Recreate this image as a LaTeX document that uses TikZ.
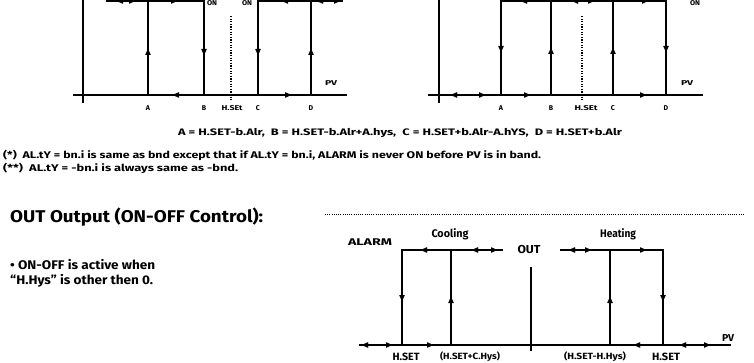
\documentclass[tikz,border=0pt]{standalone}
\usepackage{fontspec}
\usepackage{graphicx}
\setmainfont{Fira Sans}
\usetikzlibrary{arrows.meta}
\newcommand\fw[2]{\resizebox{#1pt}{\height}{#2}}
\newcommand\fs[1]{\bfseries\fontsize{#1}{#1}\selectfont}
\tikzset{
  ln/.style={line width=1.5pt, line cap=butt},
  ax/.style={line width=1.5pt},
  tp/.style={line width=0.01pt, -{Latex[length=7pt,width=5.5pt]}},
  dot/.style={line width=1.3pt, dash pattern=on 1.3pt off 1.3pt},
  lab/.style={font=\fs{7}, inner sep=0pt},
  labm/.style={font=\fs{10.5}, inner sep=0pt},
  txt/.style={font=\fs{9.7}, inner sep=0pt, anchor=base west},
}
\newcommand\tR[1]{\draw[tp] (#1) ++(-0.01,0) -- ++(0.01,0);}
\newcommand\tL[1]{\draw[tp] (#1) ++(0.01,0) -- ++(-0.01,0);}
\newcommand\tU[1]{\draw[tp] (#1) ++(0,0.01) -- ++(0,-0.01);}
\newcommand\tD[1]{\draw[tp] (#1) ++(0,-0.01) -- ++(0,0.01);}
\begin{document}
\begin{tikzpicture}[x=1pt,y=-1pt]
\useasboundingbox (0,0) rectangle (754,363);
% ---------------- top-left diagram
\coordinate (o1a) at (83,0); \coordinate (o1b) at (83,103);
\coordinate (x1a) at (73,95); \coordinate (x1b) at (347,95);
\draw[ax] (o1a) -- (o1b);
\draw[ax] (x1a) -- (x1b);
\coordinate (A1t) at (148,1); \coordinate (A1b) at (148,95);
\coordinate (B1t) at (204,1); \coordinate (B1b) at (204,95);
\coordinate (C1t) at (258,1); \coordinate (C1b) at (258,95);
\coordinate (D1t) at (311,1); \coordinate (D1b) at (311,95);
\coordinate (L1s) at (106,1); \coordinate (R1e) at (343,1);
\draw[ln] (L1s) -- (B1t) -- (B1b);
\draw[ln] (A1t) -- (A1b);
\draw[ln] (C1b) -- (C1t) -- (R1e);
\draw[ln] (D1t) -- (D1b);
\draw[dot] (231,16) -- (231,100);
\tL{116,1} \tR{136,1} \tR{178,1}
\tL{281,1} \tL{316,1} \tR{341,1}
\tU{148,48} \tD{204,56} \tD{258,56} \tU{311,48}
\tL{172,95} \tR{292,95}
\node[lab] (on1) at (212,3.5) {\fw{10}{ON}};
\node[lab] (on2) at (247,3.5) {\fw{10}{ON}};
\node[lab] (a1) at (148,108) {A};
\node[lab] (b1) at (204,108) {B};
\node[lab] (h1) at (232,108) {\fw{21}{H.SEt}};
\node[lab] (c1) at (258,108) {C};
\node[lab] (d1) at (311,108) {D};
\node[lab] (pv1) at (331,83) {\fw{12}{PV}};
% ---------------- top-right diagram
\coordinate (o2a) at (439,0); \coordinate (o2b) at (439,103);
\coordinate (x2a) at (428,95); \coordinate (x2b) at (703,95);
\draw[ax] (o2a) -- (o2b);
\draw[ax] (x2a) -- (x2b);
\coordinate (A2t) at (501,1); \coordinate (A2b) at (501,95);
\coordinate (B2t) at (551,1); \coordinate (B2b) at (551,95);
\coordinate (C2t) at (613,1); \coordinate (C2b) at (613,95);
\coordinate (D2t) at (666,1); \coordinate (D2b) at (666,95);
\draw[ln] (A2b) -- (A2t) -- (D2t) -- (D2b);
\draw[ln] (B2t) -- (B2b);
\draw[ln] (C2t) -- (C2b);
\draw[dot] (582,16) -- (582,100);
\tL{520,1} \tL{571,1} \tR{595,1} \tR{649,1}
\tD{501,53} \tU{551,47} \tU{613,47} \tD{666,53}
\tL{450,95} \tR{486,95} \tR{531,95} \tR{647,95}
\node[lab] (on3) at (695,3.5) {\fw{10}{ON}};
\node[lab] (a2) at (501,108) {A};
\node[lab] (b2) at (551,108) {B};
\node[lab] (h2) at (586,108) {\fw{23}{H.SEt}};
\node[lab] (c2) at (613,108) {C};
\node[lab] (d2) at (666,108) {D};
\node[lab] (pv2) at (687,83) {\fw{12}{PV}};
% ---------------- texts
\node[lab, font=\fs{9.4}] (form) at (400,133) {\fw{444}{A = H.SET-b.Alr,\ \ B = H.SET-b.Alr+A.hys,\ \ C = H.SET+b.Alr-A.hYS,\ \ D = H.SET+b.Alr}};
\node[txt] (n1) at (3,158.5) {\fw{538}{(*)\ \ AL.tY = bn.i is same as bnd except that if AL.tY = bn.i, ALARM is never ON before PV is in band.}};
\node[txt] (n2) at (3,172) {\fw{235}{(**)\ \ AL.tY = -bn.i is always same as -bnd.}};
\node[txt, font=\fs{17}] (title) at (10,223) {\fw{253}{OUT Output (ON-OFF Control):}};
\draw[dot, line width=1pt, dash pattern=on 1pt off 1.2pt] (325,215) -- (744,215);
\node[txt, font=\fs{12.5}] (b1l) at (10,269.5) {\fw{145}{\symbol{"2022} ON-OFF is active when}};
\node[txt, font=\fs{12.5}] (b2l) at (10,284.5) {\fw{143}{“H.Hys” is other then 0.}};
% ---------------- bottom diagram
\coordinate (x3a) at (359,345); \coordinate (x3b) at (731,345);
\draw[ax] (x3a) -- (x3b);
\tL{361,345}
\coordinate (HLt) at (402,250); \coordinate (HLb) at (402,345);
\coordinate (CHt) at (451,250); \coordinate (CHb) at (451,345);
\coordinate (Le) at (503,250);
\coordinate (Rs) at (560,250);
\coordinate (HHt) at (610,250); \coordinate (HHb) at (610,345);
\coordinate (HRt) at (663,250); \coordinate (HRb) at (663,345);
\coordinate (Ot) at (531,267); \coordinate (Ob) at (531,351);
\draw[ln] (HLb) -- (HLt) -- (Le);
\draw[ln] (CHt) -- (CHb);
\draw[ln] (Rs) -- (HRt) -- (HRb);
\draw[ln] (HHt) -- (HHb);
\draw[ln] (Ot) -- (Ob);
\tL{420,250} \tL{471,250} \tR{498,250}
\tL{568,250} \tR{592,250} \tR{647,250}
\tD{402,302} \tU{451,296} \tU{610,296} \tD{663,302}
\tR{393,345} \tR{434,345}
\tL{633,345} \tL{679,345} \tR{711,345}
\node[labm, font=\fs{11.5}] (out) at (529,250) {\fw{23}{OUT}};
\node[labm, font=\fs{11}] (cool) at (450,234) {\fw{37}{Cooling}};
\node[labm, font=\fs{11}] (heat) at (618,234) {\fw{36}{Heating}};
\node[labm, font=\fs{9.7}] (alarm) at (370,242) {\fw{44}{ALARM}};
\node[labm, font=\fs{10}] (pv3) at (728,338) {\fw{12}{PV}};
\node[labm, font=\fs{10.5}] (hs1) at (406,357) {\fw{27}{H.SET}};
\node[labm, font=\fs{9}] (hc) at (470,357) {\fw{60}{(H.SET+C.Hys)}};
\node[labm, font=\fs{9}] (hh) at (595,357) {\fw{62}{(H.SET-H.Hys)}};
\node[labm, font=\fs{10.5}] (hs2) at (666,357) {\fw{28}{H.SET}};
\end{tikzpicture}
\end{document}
---+---
◆ **Exercise objective**: Omit every picture, then repeat the remaining data exactly as it appears above.

◆ **The answer**:
Recreate this image as a LaTeX document that uses TikZ.
\documentclass[tikz,border=0pt]{standalone}
\usepackage{fontspec}
\usepackage{graphicx}
\setmainfont{Fira Sans}
\usetikzlibrary{arrows.meta}
\newcommand\fw[2]{\resizebox{#1pt}{\height}{#2}}
\newcommand\fs[1]{\bfseries\fontsize{#1}{#1}\selectfont}
\tikzset{
  ln/.style={line width=1.5pt, line cap=butt},
  ax/.style={line width=1.5pt},
  tp/.style={line width=0.01pt, -{Latex[length=7pt,width=5.5pt]}},
  dot/.style={line width=1.3pt, dash pattern=on 1.3pt off 1.3pt},
  lab/.style={font=\fs{7}, inner sep=0pt},
  labm/.style={font=\fs{10.5}, inner sep=0pt},
  txt/.style={font=\fs{9.7}, inner sep=0pt, anchor=base west},
}
\newcommand\tR[1]{\draw[tp] (#1) ++(-0.01,0) -- ++(0.01,0);}
\newcommand\tL[1]{\draw[tp] (#1) ++(0.01,0) -- ++(-0.01,0);}
\newcommand\tU[1]{\draw[tp] (#1) ++(0,0.01) -- ++(0,-0.01);}
\newcommand\tD[1]{\draw[tp] (#1) ++(0,-0.01) -- ++(0,0.01);}
\begin{document}
\begin{tikzpicture}[x=1pt,y=-1pt]
\useasboundingbox (0,0) rectangle (754,363);
% ---------------- top-left diagram
\coordinate (o1a) at (83,0); \coordinate (o1b) at (83,103);
\coordinate (x1a) at (73,95); \coordinate (x1b) at (347,95);
\draw[ax] (o1a) -- (o1b);
\draw[ax] (x1a) -- (x1b);
\coordinate (A1t) at (148,1); \coordinate (A1b) at (148,95);
\coordinate (B1t) at (204,1); \coordinate (B1b) at (204,95);
\coordinate (C1t) at (258,1); \coordinate (C1b) at (258,95);
\coordinate (D1t) at (311,1); \coordinate (D1b) at (311,95);
\coordinate (L1s) at (106,1); \coordinate (R1e) at (343,1);
\draw[ln] (L1s) -- (B1t) -- (B1b);
\draw[ln] (A1t) -- (A1b);
\draw[ln] (C1b) -- (C1t) -- (R1e);
\draw[ln] (D1t) -- (D1b);
\draw[dot] (231,16) -- (231,100);
\tL{116,1} \tR{136,1} \tR{178,1}
\tL{281,1} \tL{316,1} \tR{341,1}
\tU{148,48} \tD{204,56} \tD{258,56} \tU{311,48}
\tL{172,95} \tR{292,95}
\node[lab] (on1) at (212,3.5) {\fw{10}{ON}};
\node[lab] (on2) at (247,3.5) {\fw{10}{ON}};
\node[lab] (a1) at (148,108) {A};
\node[lab] (b1) at (204,108) {B};
\node[lab] (h1) at (232,108) {\fw{21}{H.SEt}};
\node[lab] (c1) at (258,108) {C};
\node[lab] (d1) at (311,108) {D};
\node[lab] (pv1) at (331,83) {\fw{12}{PV}};
% ---------------- top-right diagram
\coordinate (o2a) at (439,0); \coordinate (o2b) at (439,103);
\coordinate (x2a) at (428,95); \coordinate (x2b) at (703,95);
\draw[ax] (o2a) -- (o2b);
\draw[ax] (x2a) -- (x2b);
\coordinate (A2t) at (501,1); \coordinate (A2b) at (501,95);
\coordinate (B2t) at (551,1); \coordinate (B2b) at (551,95);
\coordinate (C2t) at (613,1); \coordinate (C2b) at (613,95);
\coordinate (D2t) at (666,1); \coordinate (D2b) at (666,95);
\draw[ln] (A2b) -- (A2t) -- (D2t) -- (D2b);
\draw[ln] (B2t) -- (B2b);
\draw[ln] (C2t) -- (C2b);
\draw[dot] (582,16) -- (582,100);
\tL{520,1} \tL{571,1} \tR{595,1} \tR{649,1}
\tD{501,53} \tU{551,47} \tU{613,47} \tD{666,53}
\tL{450,95} \tR{486,95} \tR{531,95} \tR{647,95}
\node[lab] (on3) at (695,3.5) {\fw{10}{ON}};
\node[lab] (a2) at (501,108) {A};
\node[lab] (b2) at (551,108) {B};
\node[lab] (h2) at (586,108) {\fw{23}{H.SEt}};
\node[lab] (c2) at (613,108) {C};
\node[lab] (d2) at (666,108) {D};
\node[lab] (pv2) at (687,83) {\fw{12}{PV}};
% ---------------- texts
\node[lab, font=\fs{9.4}] (form) at (400,133) {\fw{444}{A = H.SET-b.Alr,\ \ B = H.SET-b.Alr+A.hys,\ \ C = H.SET+b.Alr-A.hYS,\ \ D = H.SET+b.Alr}};
\node[txt] (n1) at (3,158.5) {\fw{538}{(*)\ \ AL.tY = bn.i is same as bnd except that if AL.tY = bn.i, ALARM is never ON before PV is in band.}};
\node[txt] (n2) at (3,172) {\fw{235}{(**)\ \ AL.tY = -bn.i is always same as -bnd.}};
\node[txt, font=\fs{17}] (title) at (10,223) {\fw{253}{OUT Output (ON-OFF Control):}};
\draw[dot, line width=1pt, dash pattern=on 1pt off 1.2pt] (325,215) -- (744,215);
\node[txt, font=\fs{12.5}] (b1l) at (10,269.5) {\fw{145}{\symbol{"2022} ON-OFF is active when}};
\node[txt, font=\fs{12.5}] (b2l) at (10,284.5) {\fw{143}{“H.Hys” is other then 0.}};
% ---------------- bottom diagram
\coordinate (x3a) at (359,345); \coordinate (x3b) at (731,345);
\draw[ax] (x3a) -- (x3b);
\tL{361,345}
\coordinate (HLt) at (402,250); \coordinate (HLb) at (402,345);
\coordinate (CHt) at (451,250); \coordinate (CHb) at (451,345);
\coordinate (Le) at (503,250);
\coordinate (Rs) at (560,250);
\coordinate (HHt) at (610,250); \coordinate (HHb) at (610,345);
\coordinate (HRt) at (663,250); \coordinate (HRb) at (663,345);
\coordinate (Ot) at (531,267); \coordinate (Ob) at (531,351);
\draw[ln] (HLb) -- (HLt) -- (Le);
\draw[ln] (CHt) -- (CHb);
\draw[ln] (Rs) -- (HRt) -- (HRb);
\draw[ln] (HHt) -- (HHb);
\draw[ln] (Ot) -- (Ob);
\tL{420,250} \tL{471,250} \tR{498,250}
\tL{568,250} \tR{592,250} \tR{647,250}
\tD{402,302} \tU{451,296} \tU{610,296} \tD{663,302}
\tR{393,345} \tR{434,345}
\tL{633,345} \tL{679,345} \tR{711,345}
\node[labm, font=\fs{11.5}] (out) at (529,250) {\fw{23}{OUT}};
\node[labm, font=\fs{11}] (cool) at (450,234) {\fw{37}{Cooling}};
\node[labm, font=\fs{11}] (heat) at (618,234) {\fw{36}{Heating}};
\node[labm, font=\fs{9.7}] (alarm) at (370,242) {\fw{44}{ALARM}};
\node[labm, font=\fs{10}] (pv3) at (728,338) {\fw{12}{PV}};
\node[labm, font=\fs{10.5}] (hs1) at (406,357) {\fw{27}{H.SET}};
\node[labm, font=\fs{9}] (hc) at (470,357) {\fw{60}{(H.SET+C.Hys)}};
\node[labm, font=\fs{9}] (hh) at (595,357) {\fw{62}{(H.SET-H.Hys)}};
\node[labm, font=\fs{10.5}] (hs2) at (666,357) {\fw{28}{H.SET}};
\end{tikzpicture}
\end{document}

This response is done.